Classification of UPS:
There are mainly three varieties of UPS Systems:
- Single-conversion UPS systems
- Double-conversion UPS systems
- Multi-mode UPS systems
UPS Working Principle:
1. Single-conversion UPS systems: In Single-conversion UPS systems, these feed incoming utility AC power to IT equipment. If the AC input supply falls out of predefined limits, the UPS utilizes its inverter to draw current from the battery. It also disconnects the AC input supply to prevent back-feed from the inverter to the utility. The UPS stays on battery power until the AC input returns to normal tolerances or the battery run out of power, whichever happens first.
2. Double-conversion UPS systems: The double-conversion UPS isolates critical loads from raw utility power completely, ensuring that IT equipment receives only clean, reliable electricity. In normal operation, a double-conversion UPS continually processes power twice. If the AC input supply falls out of predefined limits, however, the input rectifier shuts off and the output inverter begins drawing power from the battery instead. The UPS continues to utilize battery power until the AC input returns to normal tolerances or the battery run out of power, whichever occurs sooner. In case of a severe overload of the inverter, or a failure of the rectifier or inverter, the static switch bypass path is turned on quickly, to support the output loads.

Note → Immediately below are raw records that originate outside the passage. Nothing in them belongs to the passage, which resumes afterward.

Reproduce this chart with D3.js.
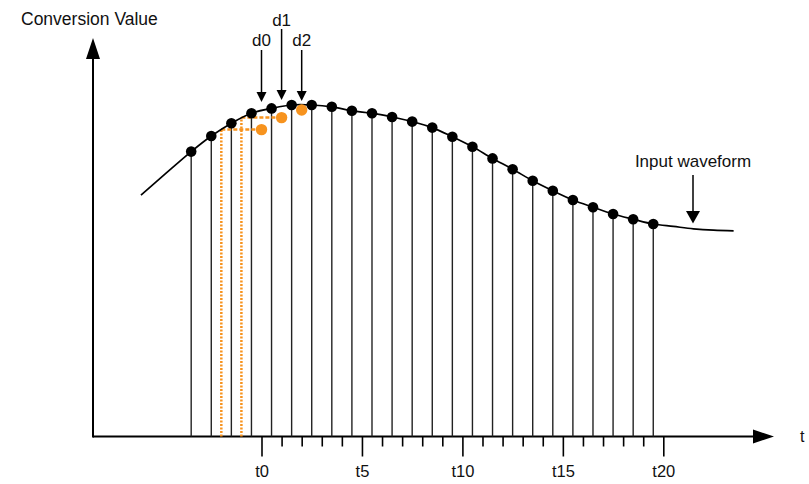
<!DOCTYPE html>
<html>
<head>
<meta charset="utf-8">
<script src="https://cdn.jsdelivr.net/npm/d3@7"></script>
<style>
  html, body { margin: 0; padding: 0; background: #fff; }
  svg { display: block; }
  text { font-family: "Liberation Sans", Arial, sans-serif; fill: #111; }
</style>
</head>
<body>
<script>
// ---- data ----
const sampleT = [-3.5,-2.5,-1.5,-0.5,0.5,1.5,2.5,3.5,4.5,5.5,6.5,7.5,8.5,9.5,10.5,11.5,12.5,13.5,14.5,15.5,16.5,17.5,18.5,19.5];
const sampleV = [71.1,75.0,78.2,80.7,81.9,82.75,82.75,82.3,81.3,80.7,79.75,78.6,77.1,74.8,72.3,69.4,66.7,63.8,61.3,59.0,57.2,55.5,54.2,53.0];
const leadT = [-6, -4.75];
const leadV = [60.2, 65.7];
const tailT = [20.5, 21.5, 22.5, 23.5];
const tailV = [52.4, 51.8, 51.45, 51.3];
const heldSourceT = [-2, -1, 0];
const heldT = [0, 1, 2];
const heldV = [76.6, 79.6, 81.5];
const dLabels = ["d0", "d1", "d2"];
const tickValues = d3.range(0, 21);
const tickLabels = tickValues.map(i => i % 5 === 0 ? "t" + i : "");

// ---- layout ----
const W = 809, H = 484;
const x = d3.scaleLinear().domain([0, 20]).range([261.5, 663.3]);
const y = d3.scaleLinear().domain([0, 100]).range([436, 36]);
const orange = "#f7931e";

const svg = d3.select("body").append("svg").attr("width", W).attr("height", H);

// axes lines with arrowheads
const x0 = 93, y0 = 436.5;
svg.append("line").attr("x1", x0).attr("y1", y0).attr("x2", 756).attr("y2", y0)
  .attr("stroke", "#000").attr("stroke-width", 2);
svg.append("path").attr("d", `M753,${y0-7}L774,${y0}L753,${y0+7}Z`).attr("fill", "#000");
svg.append("line").attr("x1", x0).attr("y1", y0 + 1).attr("x2", x0).attr("y2", 56)
  .attr("stroke", "#000").attr("stroke-width", 2);
svg.append("path").attr("d", `M${x0-7},59L${x0},38L${x0+7},59Z`).attr("fill", "#000");

svg.append("text").attr("x", 21).attr("y", 25).attr("font-size", 17.5).text("Conversion Value");
svg.append("text").attr("x", 800).attr("y", 442).attr("font-size", 16).text("t");

// bottom axis ticks
const axis = d3.axisBottom(x).tickValues(tickValues)
  .tickFormat((d, i) => tickLabels[i]).tickSizeOuter(0);
const gx = svg.append("g").attr("transform", `translate(0,${y0})`).call(axis);
gx.select(".domain").remove();
gx.selectAll(".tick line")
  .attr("stroke", "#000").attr("stroke-width", 1.6)
  .attr("y2", d => d % 5 === 0 ? 20 : 10);
gx.selectAll(".tick text")
  .attr("font-family", '"Liberation Sans", Arial, sans-serif')
  .attr("font-size", 16.5).attr("fill", "#111")
  .attr("dy", 0).attr("y", 40);

// sample stems
svg.append("g").selectAll("line").data(sampleT).join("line")
  .attr("x1", d => x(d)).attr("x2", d => x(d))
  .attr("y1", y0).attr("y2", (d, i) => y(sampleV[i]))
  .attr("stroke", "#222").attr("stroke-width", 1.4);

// orange held lines
svg.append("g").selectAll("line").data(heldSourceT.slice(0, 2)).join("line")
  .attr("x1", d => x(d)).attr("x2", d => x(d))
  .attr("y1", y0).attr("y2", (d, i) => y(heldV[i]))
  .attr("stroke", orange).attr("stroke-width", 2.5).attr("stroke-dasharray", "2,1.5");
svg.append("g").selectAll("line").data(heldSourceT.slice(0, 2)).join("line")
  .attr("x1", d => x(d)).attr("x2", (d, i) => x(heldT[i]))
  .attr("y1", (d, i) => y(heldV[i])).attr("y2", (d, i) => y(heldV[i]))
  .attr("stroke", orange).attr("stroke-width", 2.5).attr("stroke-dasharray", "4,2");

// waveform
const wave = [];
leadT.forEach((t, i) => wave.push([t, leadV[i]]));
sampleT.forEach((t, i) => wave.push([t, sampleV[i]]));
tailT.forEach((t, i) => wave.push([t, tailV[i]]));
svg.append("path").datum(wave)
  .attr("d", d3.line().x(d => x(d[0])).y(d => y(d[1])).curve(d3.curveCatmullRom))
  .attr("fill", "none").attr("stroke", "#000").attr("stroke-width", 1.7);

// sample dots
svg.append("g").selectAll("circle").data(sampleT).join("circle")
  .attr("cx", d => x(d)).attr("cy", (d, i) => y(sampleV[i])).attr("r", 5.3)
  .attr("fill", "#000");

// held dots
svg.append("g").selectAll("circle").data(heldT).join("circle")
  .attr("cx", d => x(d)).attr("cy", (d, i) => y(heldV[i])).attr("r", 5.7)
  .attr("fill", orange);

// d labels with arrows
const labelBase = [46, 26, 46];
const arrowTop = [50, 29, 50];
const arrowTip = [102, 100, 101];
dLabels.forEach((lab, i) => {
  const cx = x(heldT[i]);
  svg.append("text").attr("x", cx).attr("y", labelBase[i]).attr("text-anchor", "middle")
    .attr("font-size", 17).text(lab);
  svg.append("line").attr("x1", cx).attr("x2", cx).attr("y1", arrowTop[i]).attr("y2", arrowTip[i] - 8)
    .attr("stroke", "#000").attr("stroke-width", 1.5);
  svg.append("path").attr("d", `M${cx-5},${arrowTip[i]-10}L${cx},${arrowTip[i]}L${cx+5},${arrowTip[i]-10}Z`)
    .attr("fill", "#000");
});

// Input waveform annotation
svg.append("text").attr("x", 693).attr("y", 167).attr("text-anchor", "middle")
  .attr("font-size", 17).text("Input waveform");
svg.append("line").attr("x1", 693).attr("x2", 693).attr("y1", 175).attr("y2", 213)
  .attr("stroke", "#000").attr("stroke-width", 1.5);
svg.append("path").attr("d", "M686,211L693,223.5L700,211Z").attr("fill", "#000");
</script>
</body>
</html>
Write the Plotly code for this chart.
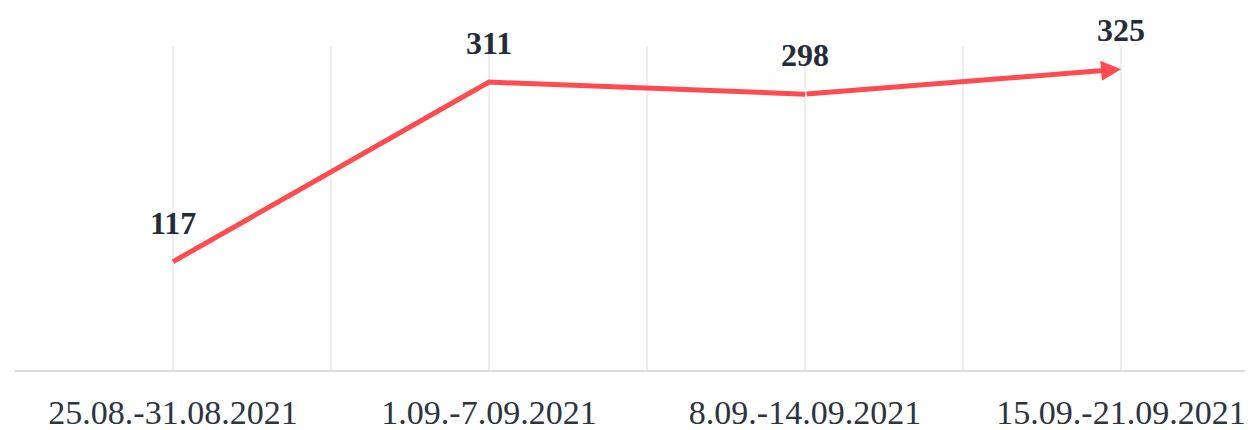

3. Multi-mode UPS systems: These combine features of both single and double-conversion technologies while providing substantial improvements in both efficiency and reliability that is called Multi-mode UPS systems. Multi-mode UPS is designed to dynamically strike an ideal balance between efficiency and protection. Under normal conditions, they provide maximum efficiency. When problems occur,
However, they automatically sacrifice some efficiency to deliver maximum levels of protection. The result is that data centres can save tens of thousands a year on energy without compromising data centre performance or reliability.